The Obama daughters, meanwhile, have entered adolescence under the unwritten but fully understood Chelsea Accord, which keeps the news media at a safe distance; what little we know about them comes from their parents, who emphasize discipline, homework, balanced diets and rationed WiFi. As a result of this careful image-tending, we’ve seen Barack Obama have more spontaneous and even comedic fun with other people’s children — such as that recent photo of him goofing around with a young visitor dressed as Spider-Man.
“1600 Penn,” which premieres Thursday night (viewers got a sneak peek at the pilot episode in December), isn’t all that bad as a vicarious and over-the-top riff on what it’s not like to live in the White House. Such parodies include everything from “That’s My Bush!” to “Dave” to a hundred “Saturday Night Live” sketches. This all goes back at least as far as Vaughn Meader’s “First Family,” a Kennedy-esque comedy routine and best-selling record album that came to a swift halt after the 1963 assassination.
Here, there’s no danger of a partisan storyline or any resemblance to the current administration — even if one of the writer/producers, Jon Lovett, is a former Obama speechwriter.
Bill Pullman stars as President Dale Gilchrist, a taciturn commander-in-chief who is not far off in demeanor from the alien-fighting POTUS that Pullman played years ago in “Independence Day.” Jenna Elfman — terrific in her “Dharma & Greg” years and still sorely in need of worthier material — plays the president’s newish, younger wife, Emily.

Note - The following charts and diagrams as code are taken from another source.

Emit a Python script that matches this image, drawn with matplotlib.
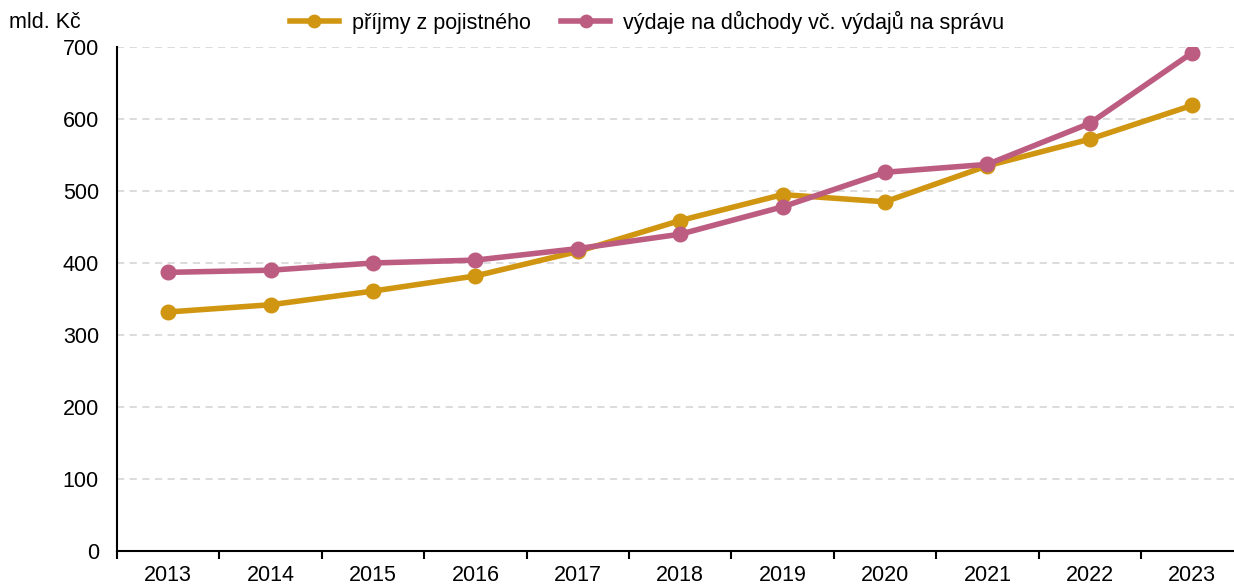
import matplotlib
matplotlib.use("Agg")
import matplotlib.pyplot as plt
from matplotlib.ticker import FixedLocator

years = [2013, 2014, 2015, 2016, 2017, 2018, 2019, 2020, 2021, 2022, 2023]
prijmy = [332, 342, 361, 382, 416, 459, 495, 485, 535, 572, 619]
vydaje = [387, 390, 400, 404, 420, 440, 478, 526, 537, 594, 692]
yticks = [0, 100, 200, 300, 400, 500, 600, 700]
label_prijmy = "příjmy z pojistného"
label_vydaje = "výdaje na důchody vč. výdajů na správu"
unit_label = "mld. Kč"

plt.rcParams['font.family'] = ['Liberation Sans', 'DejaVu Sans']

W, H = 1234, 585
fig = plt.figure(figsize=(W / 100, H / 100), dpi=100)
left, right, bottom, top = 117, 1234, 551, 47
ax = fig.add_axes([left / W, 1 - bottom / H, (right - left) / W, (bottom - top) / H])

c_y = '#D09612'
c_p = '#BC5C80'
ax.plot(years, prijmy, color=c_y, lw=4, marker='o', ms=10.5, label=label_prijmy, zorder=3)
ax.plot(years, vydaje, color=c_p, lw=4, marker='o', ms=10.5, label=label_vydaje, zorder=4)

step = 102.4
ax.set_xlim(2012.5, 2012.5 + (right - left) / step)
ax.set_ylim(0, 700)
ax.set_yticks(yticks)
ax.yaxis.grid(True, color='#d9d9d9', ls=(0, (4, 3)), lw=1.3)
ax.set_axisbelow(True)

fs = 15.5
ax.set_xticks(years)
ax.xaxis.set_minor_locator(FixedLocator([y - 0.5 for y in years]))
ax.tick_params(axis='x', which='major', length=0, labelsize=fs, pad=10)
ax.tick_params(axis='x', which='minor', length=6, width=1.5, direction='out')
ax.tick_params(axis='y', length=0, labelsize=fs, pad=13)

for s in ['top', 'right']:
    ax.spines[s].set_visible(False)
ax.spines['left'].set_linewidth(1.5)
ax.spines['bottom'].set_linewidth(1.5)

fig.text(9 / W, 1 - 22 / H, unit_label, fontsize=fs, va='center', ha='left')

fig.legend(loc='center', bbox_to_anchor=(647 / W, 1 - 22 / H), ncol=2, frameon=False,
           fontsize=fs, handlelength=2.3, handletextpad=0.6, columnspacing=1.4,
           markerscale=0.85)

fig.savefig('out.png', dpi=100)
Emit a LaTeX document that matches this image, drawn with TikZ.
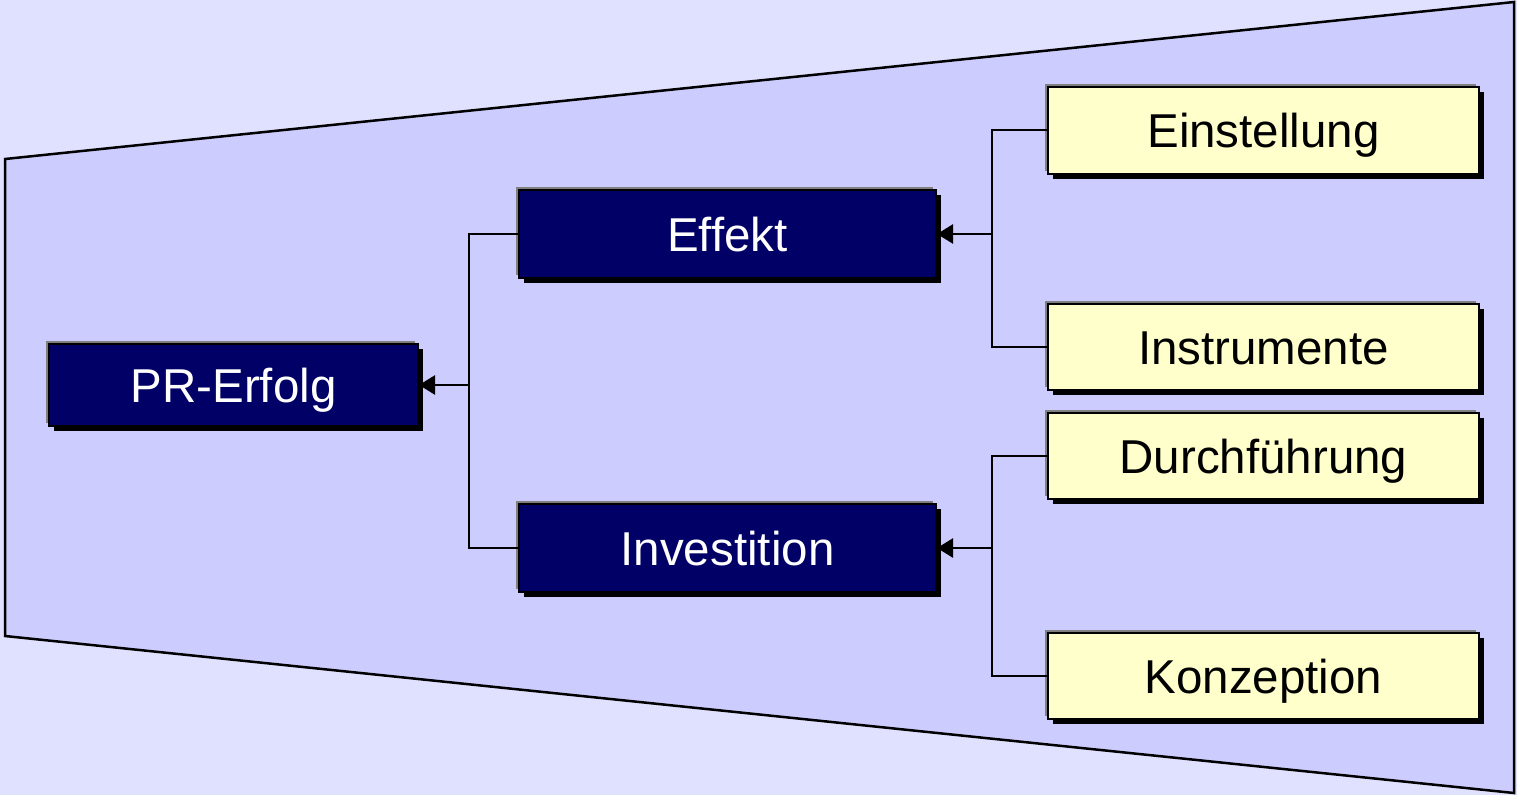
\documentclass[tikz,border=0pt]{standalone}
\usepackage{fontspec}
\setmainfont{Liberation Sans}
\usetikzlibrary{arrows.meta,shadows}
\definecolor{outerbg}{HTML}{E0E0FF}
\definecolor{trapfill}{HTML}{CCCCFF}
\definecolor{navybox}{HTML}{000066}
\definecolor{yellowbox}{HTML}{FFFFCC}
\definecolor{edgegray}{HTML}{808080}
\tikzset{
  basebox/.style={draw=black, line width=2pt, inner sep=0pt,
    font=\fontsize{47.5}{52}\selectfont, text height=34pt, text depth=0pt,
    general shadow={shadow xshift=-3pt, shadow yshift=3pt, fill=edgegray},
    general shadow={shadow xshift=5pt, shadow yshift=-5pt, fill=black}},
  darkbox/.style={basebox, fill=navybox, text=white},
  lightbox/.style={basebox, fill=yellowbox, text=black},
  conn/.style={draw=black, line width=2.5pt},
  arr/.style={conn, -{Triangle[length=16pt,width=19pt]}},
}
\begin{document}
\begin{tikzpicture}[x=1pt,y=-1pt]
\useasboundingbox (0,0) rectangle (1517,795);
\fill[outerbg] (0,0) rectangle (1517,795);
\filldraw[fill=trapfill, draw=black, line width=2.5pt]
  (5,159) -- (1514,2) -- (1514,793) -- (5,636) -- cycle;

\node[darkbox, minimum width=369pt, minimum height=82pt] (pr) at (233.5,385) {PR-Erfolg};
\node[darkbox, minimum width=417pt, minimum height=88pt] (eff) at (727.5,234) {Effekt};
\node[darkbox, minimum width=417pt, minimum height=88pt] (inv) at (727.5,548) {Investition};
\node[lightbox, minimum width=431pt, minimum height=87pt] (ein) at (1263.5,130) {Einstellung};
\node[lightbox, minimum width=431pt, minimum height=86pt] (ins) at (1263.5,347) {Instrumente};
\node[lightbox, minimum width=431pt, minimum height=86pt] (dur) at (1263.5,456) {Durchführung};
\node[lightbox, minimum width=431pt, minimum height=86pt] (kon) at (1263.5,676) {Konzeption};

\coordinate (j1) at (469,385);
\coordinate (j2) at (992,234);
\coordinate (j3) at (992,548);

\draw[conn] (eff.west) -| (j1) |- (inv.west);
\draw[arr] (j1) -- (pr.east);
\draw[conn] (ein.west) -| (j2) |- (ins.west);
\draw[arr] (j2) -- (eff.east);
\draw[conn] (dur.west) -| (j3) |- (kon.west);
\draw[arr] (j3) -- (inv.east);
\end{tikzpicture}
\end{document}
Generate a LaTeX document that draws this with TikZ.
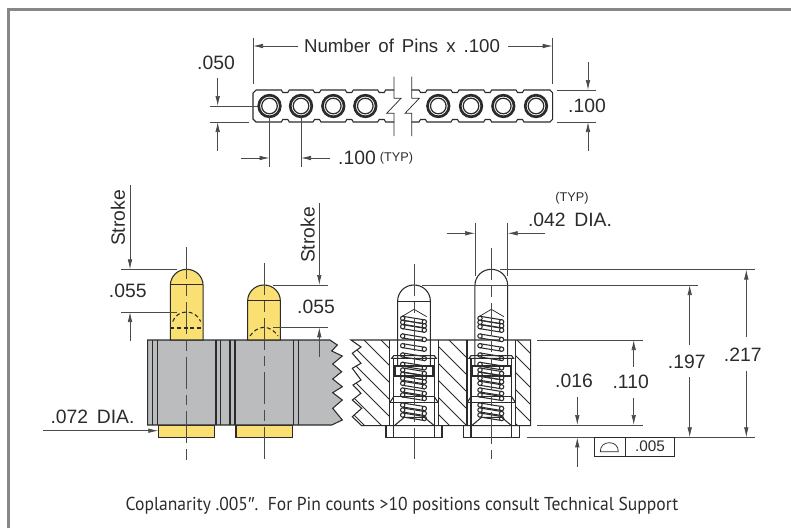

She’s a first lady who must prove herself not only to her stepchildren but also to a skeptical nation. At a photo-op with schoolchildren, one child asks the first lady if she’s a trophy wife; later she has a showdown with the chief of protocol. “I’m tired of the passive-aggressive history lessons,” Emily snaps. “ ‘Jackie Kennedy did this’ and ‘Dolley Madison did that!’ Guess what — on Dolley’s watch, this place burned to the ground.”
Skip, the eldest of the four Gilchrist children, is a lovably hapless oaf played by Josh Gad. He is summoned home to the White House after one too many mishaps in his seventh lackluster year of college. The show immediately invests too much of its energy on Gad’s narrow performance, in which he delivers nearly all his laugh lines in a Jim Gaffigan-style stage whisper. Skip’s doofus demeanor is funny for about two scenes in the pilot, but it begins to shred apart by the third episode. This may be an irreparable situation, since Gad is also an executive producer.